Only one miner, Zhao Linjiang, survived the disaster because he had visited a nearby village to buy more tents, the official Xinhua news agency said.
Zhao was shocked when he returned on Friday morning to find the miners’ camp obliterated by rock and mud that spread over an area up to 3 kilometres wide.
He told the agency he saw no sign of his colleagues, including his brother.
“I was numbed by the scene and trudged back and forth, crying,” Zhao said.
Some 3,500 searchers were deployed at the site, using 300 mechanical excavators, reports said.

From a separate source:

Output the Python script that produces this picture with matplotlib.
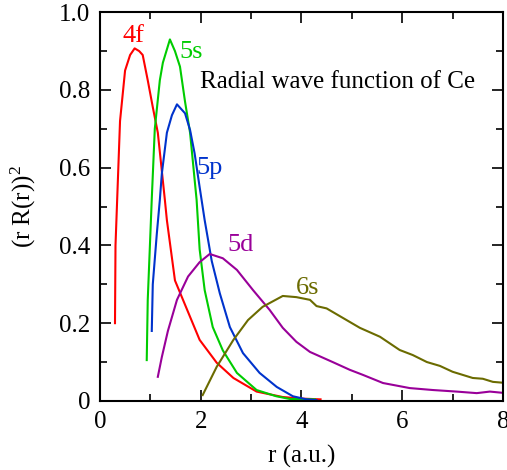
import matplotlib
matplotlib.use("Agg")
import matplotlib.pyplot as plt
import numpy as np

plt.rcParams['font.family'] = ['Liberation Serif', 'DejaVu Serif']
plt.rcParams['mathtext.default'] = 'regular'

# (r R(r))^2 for the Ce orbitals, r in atomic units
r_4f = [0.30, 0.31, 0.40, 0.50, 0.60, 0.69, 0.78, 0.85, 0.95, 1.05, 1.15, 1.29, 1.33,
        1.49, 1.65, 1.98, 2.32, 2.65, 3.11, 3.63, 4.00, 4.38]
p_4f = [0.20, 0.40, 0.72, 0.85, 0.89, 0.907, 0.90, 0.89, 0.825, 0.756, 0.69, 0.517, 0.465,
        0.31, 0.26, 0.157, 0.098, 0.059, 0.024, 0.010, 0.006, 0.004]

r_5s = [0.93, 0.95, 1.03, 1.09, 1.19, 1.25, 1.39, 1.49, 1.59, 1.69, 1.79, 1.88, 1.92,
        1.98, 2.08, 2.24, 2.44, 2.72, 3.11, 3.50, 3.77, 4.27]
p_5s = [0.105, 0.26, 0.52, 0.70, 0.825, 0.87, 0.93, 0.90, 0.86, 0.77, 0.69, 0.57, 0.517,
        0.39, 0.285, 0.19, 0.13, 0.072, 0.028, 0.012, 0.005, 0.004]

r_5p = [1.03, 1.05, 1.13, 1.19, 1.23, 1.33, 1.43, 1.53, 1.69, 1.79, 1.88, 1.98, 2.08,
        2.22, 2.38, 2.58, 2.84, 3.17, 3.51, 3.83, 4.10, 4.30]
p_5p = [0.18, 0.30, 0.43, 0.517, 0.585, 0.69, 0.735, 0.763, 0.74, 0.697, 0.637, 0.55, 0.465,
        0.36, 0.277, 0.19, 0.123, 0.072, 0.036, 0.012, 0.004, 0.002]

r_5d = [1.15, 1.23, 1.35, 1.53, 1.75, 1.98, 2.18, 2.44, 2.72, 3.04, 3.37, 3.63, 3.90,
        4.17, 4.62, 4.96, 5.22, 5.62, 6.15, 6.61, 7.08, 7.48, 7.74, 7.98]
p_5d = [0.062, 0.113, 0.18, 0.26, 0.32, 0.357, 0.378, 0.367, 0.337, 0.285, 0.234, 0.188, 0.152,
        0.126, 0.10, 0.08, 0.067, 0.046, 0.033, 0.028, 0.024, 0.020, 0.024, 0.021]

r_6s = [2.04, 2.32, 2.65, 2.94, 3.23, 3.63, 3.90, 4.17, 4.30, 4.50, 4.83, 5.16, 5.56,
        5.95, 6.21, 6.49, 6.75, 7.00, 7.40, 7.60, 7.80, 7.98]
p_6s = [0.015, 0.088, 0.157, 0.208, 0.242, 0.27, 0.267, 0.26, 0.244, 0.238, 0.213, 0.188, 0.165,
        0.131, 0.118, 0.10, 0.09, 0.075, 0.059, 0.057, 0.049, 0.047]

orbitals = ['4f', '5s', '5p', '5d', '6s']
colors = ['#ff0000', '#00cc00', '#0033cc', '#990099', '#6b6b00']
label_xy = [(0.67, 0.94), (1.81, 0.897), (2.18, 0.60), (2.80, 0.40), (4.13, 0.29)]

fig = plt.figure(figsize=(5.07, 4.70), dpi=100)
ax = fig.add_axes([0.197, 0.147, 0.795, 0.827])

curves = [(r_4f, p_4f), (r_5s, p_5s), (r_5p, p_5p), (r_5d, p_5d), (r_6s, p_6s)]
for (r, p), name, c, (lx, ly) in zip(curves, orbitals, colors, label_xy):
    ax.plot(r, p, color=c, lw=1.5)
    ax.text(lx, ly, name, color=c, fontsize=19, ha='center', va='center')

ax.text(1.98, 0.805, 'Radial wave function of Ce', fontsize=18, ha='left', va='baseline')

ax.set_xlim(0, 8)
ax.set_ylim(0, 1)
ax.set_xticks([0, 2, 4, 6, 8])
ax.set_xticks([1, 3, 5, 7], minor=True)
ax.set_yticks([0, 0.2, 0.4, 0.6, 0.8, 1.0])
ax.set_yticklabels(['0', '0.2', '0.4', '0.6', '0.8', '1.0'])
ax.set_yticks(np.arange(0.1, 1.0, 0.2), minor=True)
ax.tick_params(which='both', direction='in', top=True, right=True, labelsize=18, width=1.2)
ax.tick_params(which='major', length=8, pad=7)
ax.tick_params(which='minor', length=5)
for s in ax.spines.values():
    s.set_linewidth(1.5)

ax.set_xlabel('r (a.u.)', fontsize=18, labelpad=9)
ax.set_ylabel('(r R(r))$^{2}$', fontsize=18, labelpad=15)

fig.savefig('out.png', dpi=100)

A mudslide immediately after the landslide and smaller landslides since Friday had hampered rescue efforts, while several rescuers suffered altitude sickness at the 4,600-metre site, team members told state media.
Most of the 83 people buried by the landslide were migrant workers from the poor south-western provinces of Yunnan, Guizhou and Sichuan.
The miners were employed by the Tibet Huatailong Mining Development Company, a subsidiary of the state-run China National Gold Group, which had mined the area since 2010.